It was encouraging news to hear there is a private-public partnership being planned to help with musical bookings at the Performing Arts Center at the Roland E. Powell Convention Center.
The status quo — serving as an added value amenity to existing conventions with a few concerts a year — is simply not enough and was never the sole intent of this new beautiful facility. Providing additional space to existing conventions, such as the cheerleaders, is nice, but for it to become an attraction across the shore and a new jewel in the city’s crown of offerings there must be more.
The city and state did not invest more than $8 million in this operation to simply continue making existing conventions happy. The Performing Arts Center is supposed to be an economic engine and a lure for concerts and special events that previously would not have come here. That’s what will make the beautiful facility reach its full potential.

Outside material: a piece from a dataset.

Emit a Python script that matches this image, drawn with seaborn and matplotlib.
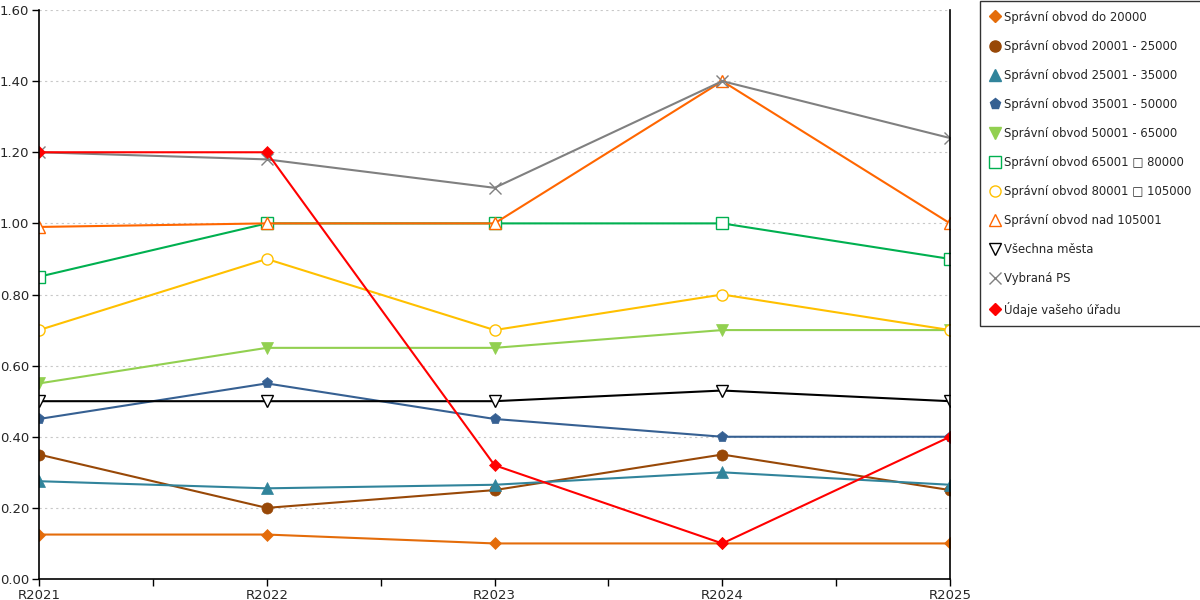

What happened this week on that front was the Mayor and Council approved a two-year agreement with promoter Bob Rothermel’s company worth about $80,000 with the funds aimed at bringing two concerts between now and the end of June and four concerts during the next fiscal year. The concept is pretty simple and it’s a good one we believe as a starting point.

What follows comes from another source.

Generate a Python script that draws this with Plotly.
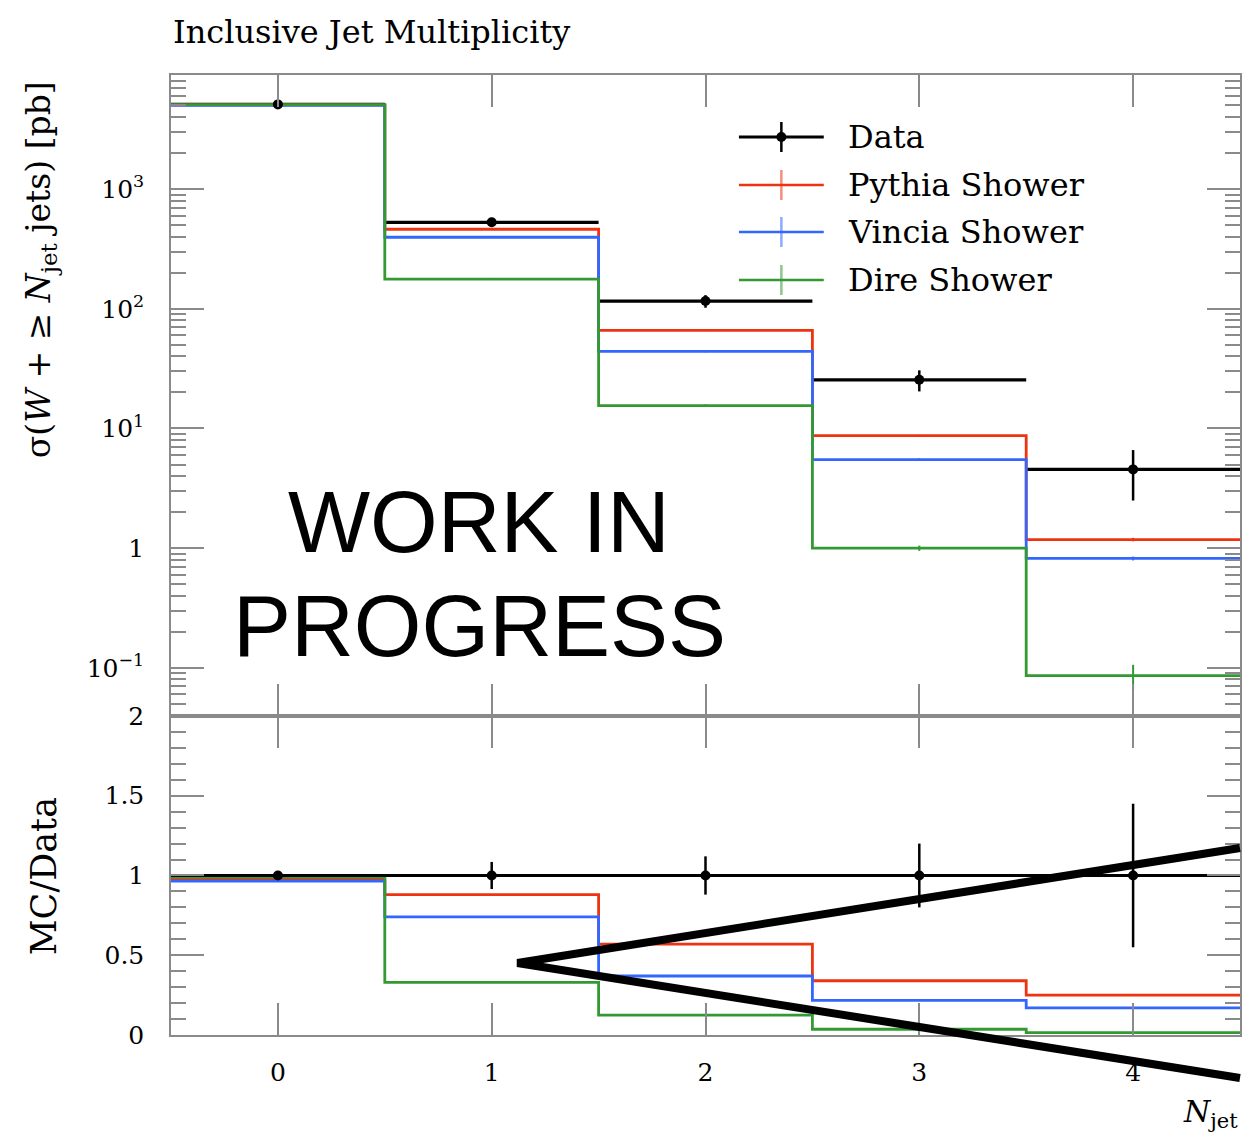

“The goal here is to maximize our dollars and minimize our expense in promoting the Performing Arts Center and putting on shows at the center,” Mayor Rick Meehan said. “We will also share any losses, although we don’t anticipate that happening, as well as share 50-50 in any of the profits.”

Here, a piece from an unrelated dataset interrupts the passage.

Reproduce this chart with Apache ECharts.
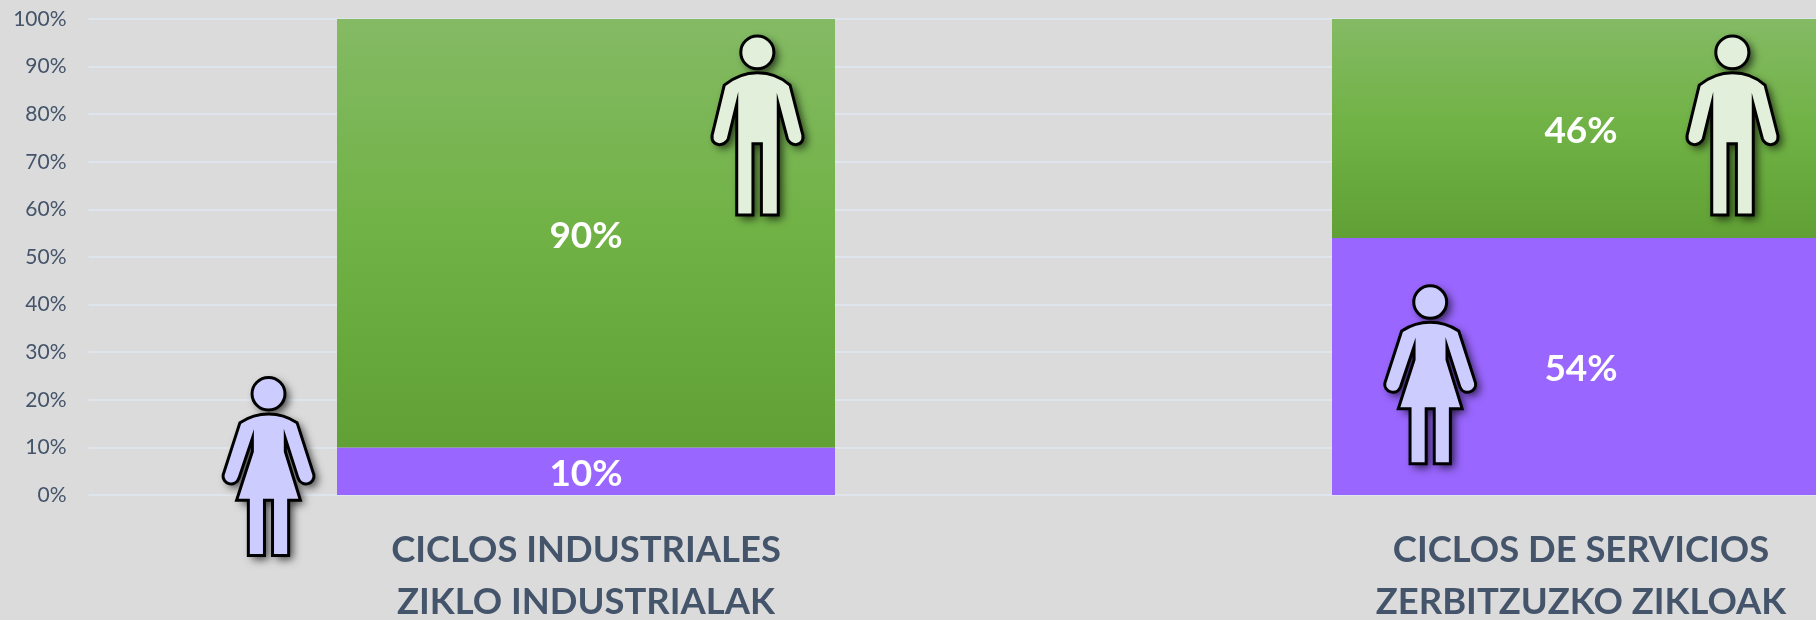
<!DOCTYPE html>
<html>
<head>
<meta charset="utf-8">
<style>
  html, body { margin: 0; padding: 0; background: #dbdbdb; }
  #chart { width: 1816px; height: 620px; overflow: hidden; }
</style>
<script src="https://cdn.jsdelivr.net/npm/echarts@6/dist/echarts.min.js"></script>
</head>
<body>
<div id="chart"></div>
<script>
const categories = ["CICLOS INDUSTRIALES\nZIKLO INDUSTRIALAK", "CICLOS DE SERVICIOS\nZERBITZUZKO ZIKLOAK"];
const women = [10, 54];
const men = [90, 46];

// siluetas, dibujadas a escala 3x
const womanPath = "M854 161A49 49 0 1 1 756 161A49 49 0 1 1 854 161Z" +
  "M720 248Q760 222 805 222Q850 222 890 248L940 405C945 430 905 447 893 415L855 295L855 335L900 482L865 482L865 648L817 648L817 482L793 482L793 648L745 648L745 482L710 482L757 335L757 295L717 415C705 447 665 430 670 405Z";
const manPath = "M282 157A49 49 0 1 1 184 157A49 49 0 1 1 282 157Z" +
  "M135 255Q180 218 233 218Q290 218 330 255L368 405C372 440 330 440 322 415L295 312L295 643L245 643L245 430L220 430L220 643L172 643L172 312L147 415C137 440 95 440 99 405Z";

const figures = [
  { path: womanPath, fill: "#ccccff", box: [223, 377.5, 91, 178] },
  { path: womanPath, fill: "#ccccff", box: [1384.7, 285.8, 91, 178] },
  { path: manPath, fill: "#e2efda", box: [712, 36, 91, 179] },
  { path: manPath, fill: "#e2efda", box: [1687, 36, 91, 179] }
];

function renderFigure(params) {
  let f = figures[params.dataIndex];
  let shape = { pathData: f.path, layout: "cover", x: f.box[0], y: f.box[1], width: f.box[2], height: f.box[3] };
  // la sombra va en una capa aparte, si no cae sobre el relleno
  return {
    type: "group",
    children: [
      {
        type: "path",
        shape: shape,
        style: {
          fill: "#000",
          shadowColor: "rgba(0,0,0,0.7)",
          shadowBlur: 9,
          shadowOffsetX: 4,
          shadowOffsetY: 4
        }
      },
      {
        type: "path",
        shape: shape,
        style: { fill: f.fill, stroke: "#000", lineWidth: 3 }
      }
    ]
  };
}

let chart = echarts.init(document.getElementById("chart"));

let option = {
  backgroundColor: "#dbdbdb",
  animation: false,
  grid: { left: 88.5, right: -262.5, top: 19, bottom: 125, outerBoundsMode: "none" },
  xAxis: {
    type: "category",
    data: categories,
    axisLine: { show: false },
    axisTick: { show: false },
    axisLabel: {
      fontFamily: "Lato",
      fontWeight: "bold",
      fontSize: 36.4,
      color: "#44546a",
      lineHeight: 52,
      margin: 29,
      interval: 0
    }
  },
  yAxis: {
    type: "value",
    min: 0,
    max: 100,
    interval: 10,
    axisLine: { show: false },
    axisTick: { show: false },
    axisLabel: {
      formatter: "{value}%",
      fontFamily: "Lato",
      fontSize: 21,
      color: "#44546a",
      margin: 22
    },
    splitLine: { lineStyle: { color: "#dfe5ec", width: 2 } }
  },
  series: [
    {
      name: "Emakumeak",
      type: "bar",
      stack: "total",
      barWidth: 498,
      data: women,
      itemStyle: { color: "#9966ff" },
      label: {
        show: true,
        position: "inside",
        offset: [0, 3],
        formatter: "{c}%",
        color: "#fff",
        fontFamily: "Lato",
        fontWeight: "bold",
        fontSize: 37
      }
    },
    {
      name: "Gizonak",
      type: "bar",
      stack: "total",
      barWidth: 498,
      data: men,
      itemStyle: {
        color: {
          type: "linear", x: 0, y: 0, x2: 0, y2: 1,
          colorStops: [
            { offset: 0, color: "#84ba64" },
            { offset: 0.5, color: "#70b245" },
            { offset: 1, color: "#60a034" }
          ]
        }
      },
      label: {
        show: true,
        position: "inside",
        offset: [0, 3],
        formatter: "{c}%",
        color: "#fff",
        fontFamily: "Lato",
        fontWeight: "bold",
        fontSize: 37
      }
    },
    {
      type: "custom",
      coordinateSystem: "none",
      silent: true,
      z: 10,
      data: figures.map(function (f, i) { return [i]; }),
      renderItem: renderFigure
    }
  ]
};

chart.setOption(option);
window.addEventListener("resize", function () {
  chart.resize();
});
</script>
</body>
</html>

In an interview this week, Convention Center Director Larry Noccolino added, “What this does is increase our buying power from $40,000 to $80,000 in both years. With that added buying power, we can get better talent in our building and that’s what we are looking to do. At the same time, we share the profits and the expenses.”
This is a good step for the city and there’s little downside to this public-private partnership. While city officials are defensive in the face of some concerns the new venue is not living up to expectations, the fact is concerts were a major reason the performing arts center was built, in addition, of course, to assisting current convention bookings. So far, the concerts booked have not lived up to those advance expectations.
It’s a positive that the city seemed to at least partially recognize that and is looking to address it.